September 16, 2014 | Weekly Commentary

The sun will come out in November. That’s the hope. Until then, the Wall Street weather report is for seasonal clouds and rain, as investor concerns over rising interest rates intensify.

Last week, stocks fell about 1% after five consecutive weekly rises, the skid greased by Friday’s release of strong August retail sales. And preliminary September consumer-sentiment numbers were the highest in a year.

Good news is bad news because investors believe that a strengthening U.S. economy will force the Federal Reserve to raise rates more quickly than foreseen. While there are plenty of domestic and overseas political developments that could command headlines, expect rates to dominate.

Last week, the Dow Jones Industrial Average fell 150 points or 0.9%, to 16,987.51, and the Standard & Poor’s 500 index lost 22 points to 1985.54. The Nasdaq Composite gave up 15, or 0.3%, to 4567.6.

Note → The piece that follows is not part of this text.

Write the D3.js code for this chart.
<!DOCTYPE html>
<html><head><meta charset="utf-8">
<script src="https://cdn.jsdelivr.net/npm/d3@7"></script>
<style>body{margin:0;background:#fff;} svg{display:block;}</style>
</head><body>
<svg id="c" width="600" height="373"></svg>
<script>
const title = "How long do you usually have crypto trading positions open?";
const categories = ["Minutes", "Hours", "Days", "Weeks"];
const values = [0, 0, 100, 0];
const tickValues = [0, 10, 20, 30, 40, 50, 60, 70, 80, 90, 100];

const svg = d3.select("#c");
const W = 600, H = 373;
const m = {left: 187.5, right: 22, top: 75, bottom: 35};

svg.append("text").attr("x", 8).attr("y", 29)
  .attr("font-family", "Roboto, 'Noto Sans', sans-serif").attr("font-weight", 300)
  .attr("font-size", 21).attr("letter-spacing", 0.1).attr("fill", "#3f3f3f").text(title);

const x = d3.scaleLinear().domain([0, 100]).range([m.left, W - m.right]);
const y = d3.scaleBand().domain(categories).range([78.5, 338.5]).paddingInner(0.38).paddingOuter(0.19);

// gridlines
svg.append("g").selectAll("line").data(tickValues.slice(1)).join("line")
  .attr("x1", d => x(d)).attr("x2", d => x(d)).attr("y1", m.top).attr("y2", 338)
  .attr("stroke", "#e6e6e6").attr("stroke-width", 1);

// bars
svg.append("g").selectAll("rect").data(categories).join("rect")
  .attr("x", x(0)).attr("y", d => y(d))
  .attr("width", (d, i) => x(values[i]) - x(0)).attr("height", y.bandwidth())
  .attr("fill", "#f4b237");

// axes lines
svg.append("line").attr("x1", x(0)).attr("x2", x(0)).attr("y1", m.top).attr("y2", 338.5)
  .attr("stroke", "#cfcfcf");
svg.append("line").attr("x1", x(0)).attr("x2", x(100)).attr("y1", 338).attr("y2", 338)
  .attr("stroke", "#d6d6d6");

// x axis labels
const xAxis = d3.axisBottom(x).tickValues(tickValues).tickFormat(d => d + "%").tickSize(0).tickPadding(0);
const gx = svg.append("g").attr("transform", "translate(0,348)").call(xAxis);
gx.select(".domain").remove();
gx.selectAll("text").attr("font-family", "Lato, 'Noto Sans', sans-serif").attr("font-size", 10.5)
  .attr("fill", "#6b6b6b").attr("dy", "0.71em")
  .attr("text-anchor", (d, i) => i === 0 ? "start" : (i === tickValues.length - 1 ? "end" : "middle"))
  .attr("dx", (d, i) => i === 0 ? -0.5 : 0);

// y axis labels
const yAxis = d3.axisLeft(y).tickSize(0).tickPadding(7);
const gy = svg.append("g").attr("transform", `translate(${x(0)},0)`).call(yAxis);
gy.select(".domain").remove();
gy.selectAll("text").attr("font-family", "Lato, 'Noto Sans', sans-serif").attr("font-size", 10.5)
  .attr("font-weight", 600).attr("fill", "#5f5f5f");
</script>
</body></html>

“It’s a tug of war out there,” says Douglas Coté, chief market strategist at Voya Investment Management, between joy over U.S. economic growth and fear of rising rates. As the Fed winds up its quantitative-easing program, probably next month, he says, “the transition will be key in the immediate term, and markets will be volatile.”

The Commerce Department said Friday that August U.S. retail sales rose 0.6% over July, with positive revisions in previous months. The better-than-expected sales rise, among other positive data, has the market worried that rates will be hiked faster than anticipated, says Michael Arone, chief investment strategist at State Street Global Advisors. The market expects a first hike of the federal-funds rate in mid-2015.

Not surprisingly, these fears hurt bond prices and pushed up 10-year Treasury yields last week to over 2.6% from 2.35% just a few weeks ago, points out Cameron Hinds, chief investment officer for the Great Lakes region at Wells Fargo. (Bond prices fall when yields rise.) The question remains, “When will the Fed raise rates?” he says, “because the current run rate of U.S. economic growth justifies higher rates.” It could be earlier than the market thinks, Hinds adds. Voya’s Coté sees a March hike.

The market seems certain to focus on the Fed’s news conference on Wednesday, which follows the open-market committee meeting.

Yet, there remain other worries for investors, Arone notes, such as violence in the Middle East and Ukraine, the U.S. midterm elections, the anticipated additional easing moves of the European Central Bank, and even Scottish independence. Still, all three pundits believe that stocks will eventually follow the U.S economy higher.

And on Thursday, Alibaba Group (ticker: BABA) should price its initial public offering. Demand seems high, and the IPO price could exceed the range of $60 to $66 and generate over $20 billion.

That same day, we should find out if Scotland will remain part of the United Kingdom. Aye, laddie.